Word spread like a prairie fire. Farmers traveled for miles just to see this miraculous plow. They came with money in their hands, desperate to buy one.
Deere sold 3 plows in 1838. Then 100 a year. Then 1,000. Then 10,000 annually by 1857.
But John Deere didn't just sell plows — he built a religion around quality.
He personally inspected every single plow. He constantly refined the design. He experimented endlessly with different steel grades and blade shapes. And he stamped his name on every piece: JOHN DEERE.
His motto became his legacy: "I will never put my name on a product that does not have in it the best that is in me."
That philosophy — that obsessive commitment to quality — transformed everything. The steel plow didn't just help farmers; it unlocked an entire continent. It made the Great Plains farmable. It enabled westward expansion. It helped turn America into the agricultural superpower that would eventually feed the world.
Historians rank the steel plow alongside the cotton gin and the mechanical reaper as one of the most transformative inventions of the 19th century.
In 1848, Deere moved his growing operation to Moline, Illinois, on the Mississippi River — where the company headquarters still stands today, nearly 180 years later.
When John Deere died in 1886 at age 82, he had gone from a bankrupt blacksmith who couldn't feed his family to an industrial titan whose company produced tens of thousands of plows annually.

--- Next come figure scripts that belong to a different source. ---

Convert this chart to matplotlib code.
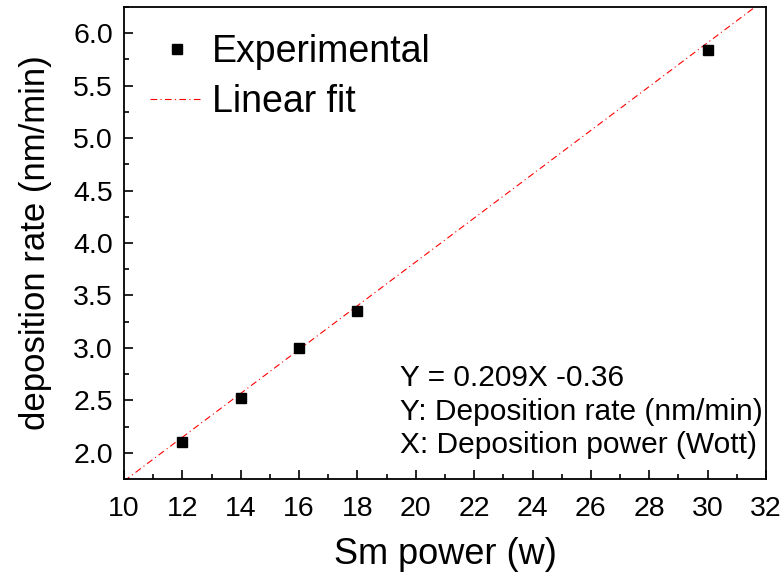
import numpy as np
import matplotlib.pyplot as plt
from matplotlib.ticker import MultipleLocator

plt.rcParams['font.family'] = ['Liberation Sans', 'DejaVu Sans']

power = [12, 14, 16, 18, 30]
rate = [2.1, 2.52, 3.0, 3.35, 5.84]
slope = 0.209
intercept = -0.36
fit_x = np.array([10, 32])

fig = plt.figure(figsize=(7.84, 5.8), dpi=100)
ax = fig.add_axes([124/784, 1 - 479/580, (766 - 124)/784, (479 - 7)/580])

ax.plot(power, rate, 's', color='black', markersize=7.5, label='Experimental', zorder=3)
ax.plot(fit_x, slope * fit_x + intercept, '-.', color='red', linewidth=0.8,
        dashes=(6, 3, 1, 3), label='Linear fit')

ax.set_xlim(10, 32)
ax.set_ylim(1.75, 6.25)
ax.xaxis.set_major_locator(MultipleLocator(2))
ax.xaxis.set_minor_locator(MultipleLocator(1))
ax.yaxis.set_major_locator(MultipleLocator(0.5))
ax.yaxis.set_minor_locator(MultipleLocator(0.25))
ax.yaxis.set_major_formatter(plt.FormatStrFormatter('%.1f'))
ax.tick_params(which='both', direction='in', top=False, right=False, width=1.2)
ax.tick_params(which='major', length=6.5, labelsize=20.5)
ax.tick_params(axis='x', which='major', pad=12)
ax.tick_params(axis='y', which='major', pad=8)
ax.tick_params(which='minor', length=3.5)
for s in ax.spines.values():
    s.set_linewidth(1.3)

ax.set_xlabel('Sm power (w)', fontsize=26, labelpad=11)
ax.set_ylabel('deposition rate (nm/min)', fontsize=25, labelpad=15)

ax.legend(loc='upper left', bbox_to_anchor=(0.0, 0.998), frameon=False, fontsize=27,
          handlelength=1.4, handletextpad=0.25, labelspacing=0.36, borderaxespad=0.3)

ax.text(0.43, 0.142, 'Y = 0.209X -0.36\nY: Deposition rate (nm/min)\nX: Deposition power (Wott)',
        transform=ax.transAxes, fontsize=21.5, va='center', ha='left', linespacing=1.25)

fig.savefig('out.png', dpi=100)
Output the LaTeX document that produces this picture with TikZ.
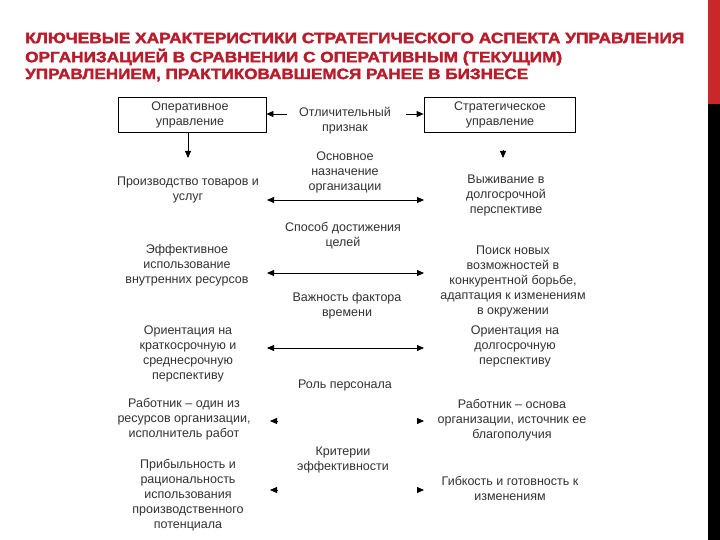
\documentclass[tikz,border=0pt]{standalone}
\usepackage{fontspec}
\setmainfont{Liberation Sans}
\newfontfamily\titlefont[FakeBold=2]{Liberation Sans Bold}
\usetikzlibrary{arrows.meta}
\definecolor{titlered}{RGB}{185,28,42}
\definecolor{barred}{RGB}{200,40,42}
\definecolor{txt}{RGB}{50,50,50}
\begin{document}
\begin{tikzpicture}[x=1pt,y=-1pt,
  lbl/.style={align=center,text=txt,font=\fontsize{12.5}{15}\selectfont,inner sep=0pt},
  hdr/.style={draw=black,line width=0.8pt,minimum width=148pt,minimum height=35pt,inner sep=0pt},
  arr/.style={line width=0.8pt,-{Triangle[length=7pt,width=6pt]}},
  darr/.style={line width=0.8pt,{Triangle[length=7pt,width=6pt]}-{Triangle[length=7pt,width=6pt]}},
  tline/.style={anchor=west,inner sep=0pt,text=titlered,font=\titlefont\fontsize{15}{17}\selectfont}]
\useasboundingbox (0,0) rectangle (720,540);
\fill[white] (0,0) rectangle (720,540);
% right bar
\fill[barred] (708,0) rectangle (720,104);
\fill[black] (708,104) rectangle (720,540);
% title
\node[tline] (t1) at (25,38) {\resizebox{659pt}{\height}{КЛЮЧЕВЫЕ ХАРАКТЕРИСТИКИ СТРАТЕГИЧЕСКОГО АСПЕКТА УПРАВЛЕНИЯ}};
\node[tline] (t2) at (25,57) {\resizebox{537pt}{\height}{ОРГАНИЗАЦИЕЙ В СРАВНЕНИИ С ОПЕРАТИВНЫМ (ТЕКУЩИМ)}};
\node[tline] (t3) at (25,75) {\resizebox{503pt}{\height}{УПРАВЛЕНИЕМ, ПРАКТИКОВАВШЕМСЯ РАНЕЕ В БИЗНЕСЕ}};
% header boxes
\node[hdr] (opbox) at (192,114.5) {};
\node[lbl] (optext) at (190,115) {Оперативное\\управление};
\node[hdr,minimum width=151pt] (stbox) at (499.5,114.5) {};
\node[lbl] (sttext) at (500,115) {Стратегическое\\управление};
\node[lbl] (feat) at (345,121) {Отличительный\\признак};
% left column
\node[lbl] (l1) at (188,190) {Производство товаров и\\услуг};
\node[lbl] (l2) at (187,265) {Эффективное\\использование\\внутренних ресурсов};
\node[lbl] (l3) at (188,354) {Ориентация на\\краткосрочную и\\среднесрочную\\перспективу};
\node[lbl] (l4) at (184,419) {Работник – один из\\ресурсов организации,\\исполнитель работ};
\node[lbl] (l5) at (188,495) {Прибыльность и\\рациональность\\использования\\производственного\\потенциала};
% middle column
\node[lbl] (m1) at (345,172) {Основное\\назначение\\организации};
\node[lbl] (m2) at (343,236) {Способ достижения\\целей};
\node[lbl] (m3) at (347,306) {Важность фактора\\времени};
\node[lbl] (m4) at (345,385) {Роль персонала};
\node[lbl] (m5) at (343,460) {Критерии\\эффективности};
% right column
\node[lbl] (r1) at (506,195) {Выживание в\\долгосрочной\\перспективе};
\node[lbl] (r2) at (513,281) {Поиск новых\\возможностей в\\конкурентной борьбе,\\адаптация к изменениям\\в окружении};
\node[lbl] (r3) at (515,346) {Ориентация на\\долгосрочную\\перспективу};
\node[lbl] (r4) at (512,420) {Работник – основа\\организации, источник ее\\благополучия};
\node[lbl] (r5) at (510,488) {Гибкость и готовность к\\изменениям};
% coordinates
\coordinate (fl) at (287,114);
\coordinate (fr) at (406,114);
\coordinate (dl0) at (188,132);
\coordinate (dl1) at (188,158);
\coordinate (dr0) at (503,150);
\coordinate (dr1) at (503,158);
\coordinate (a1l) at (267,200); \coordinate (a1r) at (424,200);
\coordinate (a2l) at (267,273); \coordinate (a2r) at (424,273);
\coordinate (a3l) at (267,348); \coordinate (a3r) at (424,348);
\coordinate (h4l0) at (277,421); \coordinate (h4l) at (270,421);
\coordinate (h4r0) at (417,421); \coordinate (h4r) at (424,421);
\coordinate (h5l0) at (277,490); \coordinate (h5l) at (270,490);
\coordinate (h5r0) at (417,490); \coordinate (h5r) at (424,490);
% connectors
\draw[arr] (fl) -- (opbox.east |- fl);
\draw[arr] (fr) -- (stbox.west |- fr);
\draw[arr] (dl0) -- (dl1);
\draw[arr] (dr0) -- (dr1);
\draw[darr] (a1l) -- (a1r);
\draw[darr] (a2l) -- (a2r);
\draw[darr] (a3l) -- (a3r);
\draw[arr,shorten <=0.5pt] (h4l0) -- (h4l);
\draw[arr,shorten <=0.5pt] (h4r0) -- (h4r);
\draw[arr,shorten <=0.5pt] (h5l0) -- (h5l);
\draw[arr,shorten <=0.5pt] (h5r0) -- (h5r);
\end{tikzpicture}
\end{document}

Today, Deere & Company is worth over $100 billion. It employs more than 83,000 people worldwide. It generates over $50 billion in annual revenue. And on every tractor, every combine, every piece of equipment, you'll see that iconic leaping deer and two simple words: JOHN DEERE.
The company's famous slogan — "Nothing Runs Like a Deere" — isn't just marketing. It's a testament to a man who, facing complete financial ruin, bet everything on a better idea and built something that's still running strong 200 years later.
Here's what makes this story extraordinary:
John Deere didn't invent farming. He didn't invent plows. He didn't even invent the concept of steel plows — others had experimented with steel.
What he did was see a specific problem, apply practical thinking, obsess over getting it right, and build trust one farmer at a time.
He wasn't a genius inventor in a laboratory. He was a working man who paid attention, who thought "There has to be a better way," and then refused to compromise on quality once he found it.
That's not just invention. That's entrepreneurship. That's character.
From the ashes of failure, from a broken sawmill blade and a desperate gamble on the frontier, John Deere built an empire that has helped feed the world for two centuries.
So the next time you see that green and yellow equipment with the leaping deer, remember: you're not just looking at a tractor company.
You're looking at proof that when you're drowning in debt with everything on the line, one good idea — executed with relentless quality and integrity — can change everything.
Nothing runs like a Deere.
Because John Deere built something that's been running strong for nearly 200 years — and it all started with a broken piece of steel and a man who refused to give up.